Some of us are better at this than others. If you are like me, then you are a vacuum. Nothing is sacred. You swallow the world around you like a renegade sink hole.

Books, articles, videos, movies, songs, images, conversations. The best of us can’t keep up with it all. It is the back of a cereal box at breakfast. An American Scientific article in the bathroom. A TED talk while you sit in your dentist’s chair. So many ideas you are stuffing into your brain, and then stuffing into your notebooks.

Then there’s the stack of notebooks. The stack of notecards. Napkins and sheets of paper covered with drawings, concepts, and objectives stuffed into a leather legal portfolio.

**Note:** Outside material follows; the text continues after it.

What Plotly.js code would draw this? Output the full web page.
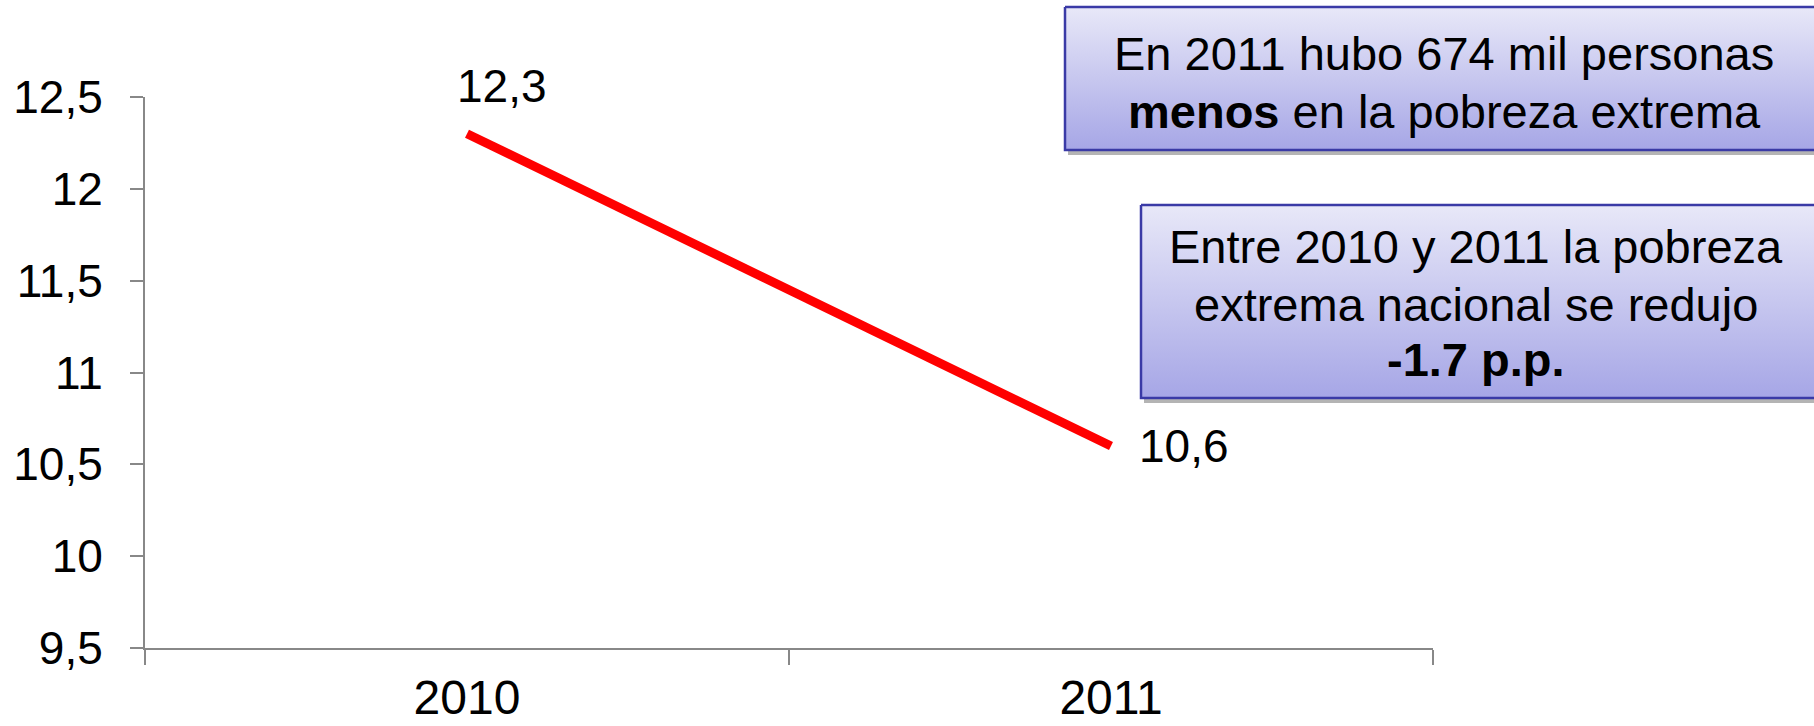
<!DOCTYPE html>
<html>
<head>
<meta charset="utf-8">
<script src="https://cdn.plot.ly/plotly-3.0.1.min.js"></script>
<style>html,body{margin:0;padding:0;background:#fff;}#chart{width:1814px;height:726px;}</style>
</head>
<body>
<div id="chart"></div>
<script>
// ---- data ----
var years = ['2010', '2011'];
var pobrezaExtrema = [12.3, 10.6];
var valueLabels = ['12,3', '10,6'];
var yTickValues = [9.5, 10, 10.5, 11, 11.5, 12, 12.5];
var box1Lines = ['En 2011 hubo 674 mil personas', '<b>menos</b> en la pobreza extrema'];
var box2Lines = ['Entre 2010 y 2011 la pobreza', 'extrema nacional se redujo', '<b>-1.7 p.p.</b>'];

// ---- layout helpers (pixel frame for the text boxes) ----
var W = 1814, H = 726;
var mL = 145, mT = 0, mB = 78, mR = 0;
var plotRight = 1433, plotTop = 97, plotBottom = 648;
var FONT = '"Liberation Sans", Arial, sans-serif';

function boxTrace(x0, x1, y0, y1, isShadow) {
  var t = {
    x: [x0, x1, x1, x0, x0], y: [y0, y0, y1, y1, y0],
    xaxis: 'x2', yaxis: 'y2', type: 'scatter', mode: 'lines', fill: 'toself',
    hoverinfo: 'skip', showlegend: false
  };
  if (isShadow) {
    t.fillcolor = '#b4b4b4';
    t.line = {width: 0, color: 'rgba(0,0,0,0)'};
  } else {
    t.fillcolor = '#c4c4ef';
    t.fillgradient = {type: 'vertical', start: y0, stop: y1,
      colorscale: [[0, '#e8e8f8'], [1, '#a6a6e6']]};
    t.line = {width: 2.5, color: '#3a3aa6'};
  }
  return t;
}

var traces = [
  {
    x: years, y: pobrezaExtrema, type: 'scatter', mode: 'lines', xaxis: 'x', yaxis: 'y',
    line: {color: '#ff0000', width: 9}, hoverinfo: 'skip', showlegend: false
  },
  boxTrace(1068, 1830, 10, 155, true),
  boxTrace(1065, 1830, 7, 150, false),
  boxTrace(1144, 1830, 208, 403, true),
  boxTrace(1141, 1830, 205, 398, false)
];

var annotations = [];
// value labels tied to data points
annotations.push({x: 0, y: pobrezaExtrema[0], xref: 'x', yref: 'y', text: valueLabels[0],
  showarrow: false, xanchor: 'center', yanchor: 'middle', xshift: 35, yshift: 48,
  font: {family: FONT, size: 46, color: '#000'}});
annotations.push({x: 1, y: pobrezaExtrema[1], xref: 'x', yref: 'y', text: valueLabels[1],
  showarrow: false, xanchor: 'center', yanchor: 'middle', xshift: 73, yshift: 0,
  font: {family: FONT, size: 46, color: '#000'}});

var b1y = [53, 111];
box1Lines.forEach(function (t, i) {
  annotations.push({x: 1444, y: b1y[i], xref: 'x2', yref: 'y2', text: t, showarrow: false,
    xanchor: 'center', yanchor: 'middle', font: {family: FONT, size: 47, color: '#000'}});
});
var b2y = [246, 304, 359];
box2Lines.forEach(function (t, i) {
  annotations.push({x: 1476, y: b2y[i], xref: 'x2', yref: 'y2', text: t, showarrow: false,
    xanchor: 'center', yanchor: 'middle', font: {family: FONT, size: 47, color: '#000'}});
});

var paperW = W - mL - mR, paperH = H - mT - mB;
var layout = {
  width: W, height: H,
  margin: {l: mL, r: mR, t: mT, b: mB, pad: 0},
  paper_bgcolor: '#fff', plot_bgcolor: 'rgba(0,0,0,0)',
  separators: ',.',
  showlegend: false,
  font: {family: FONT, color: '#000'},
  xaxis: {
    type: 'category', categoryorder: 'array', categoryarray: years,
    range: [-0.5, 1.5], autorange: false,
    domain: [0, (plotRight - mL) / paperW], anchor: 'y',
    tickson: 'boundaries', ticks: 'outside', ticklen: 15, tickwidth: 2, tickcolor: '#888',
    tickangle: 0,
    showline: true, linecolor: '#888', linewidth: 2, showgrid: false, zeroline: false,
    tickfont: {family: FONT, size: 48, color: '#000'}, ticklabelstandoff: 6,
    fixedrange: true
  },
  yaxis: {
    range: [9.5, 12.5], autorange: false, domain: [0, (plotBottom - plotTop) / paperH], anchor: 'x',
    tickvals: yTickValues, ticks: 'outside', ticklen: 13, tickwidth: 2, tickcolor: '#888',
    showline: true, linecolor: '#888', linewidth: 2, showgrid: false, zeroline: false,
    tickfont: {family: FONT, size: 46, color: '#000'}, ticklabelstandoff: 18,
    fixedrange: true
  },
  xaxis2: {domain: [0, 1], range: [mL, W], autorange: false, anchor: 'y2', visible: false, fixedrange: true},
  yaxis2: {domain: [0, 1], range: [plotBottom, 0], autorange: false, anchor: 'x2', visible: false, fixedrange: true},
  annotations: annotations
};

Plotly.newPlot('chart', traces, layout, {displayModeBar: false, staticPlot: true});
</script>
</body>
</html>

Yet we still stare at the blank page. Disabled in the face of so much material. Material that seems, after re-reading, weird at best. Wasn’t there something more profound than this?

Possibly that profoundness is still in your head. Buried. All you need to do is kick up the dirt. By picking up your journal or opening your laptop and writing: “I had this idea. Now it doesn’t seem very good, but there was something else … oh, yeah ….”

A page later and a catalog of good ideas are marching toward you.

Trust the Process

Here’s the moral of the story: trust the process. The mind engaged will pillage the ideas in your head. It’s an act of discovery. And the act of writing initiates it.

So don’t torment yourself over lost ideas. You can find them. Just trust the process.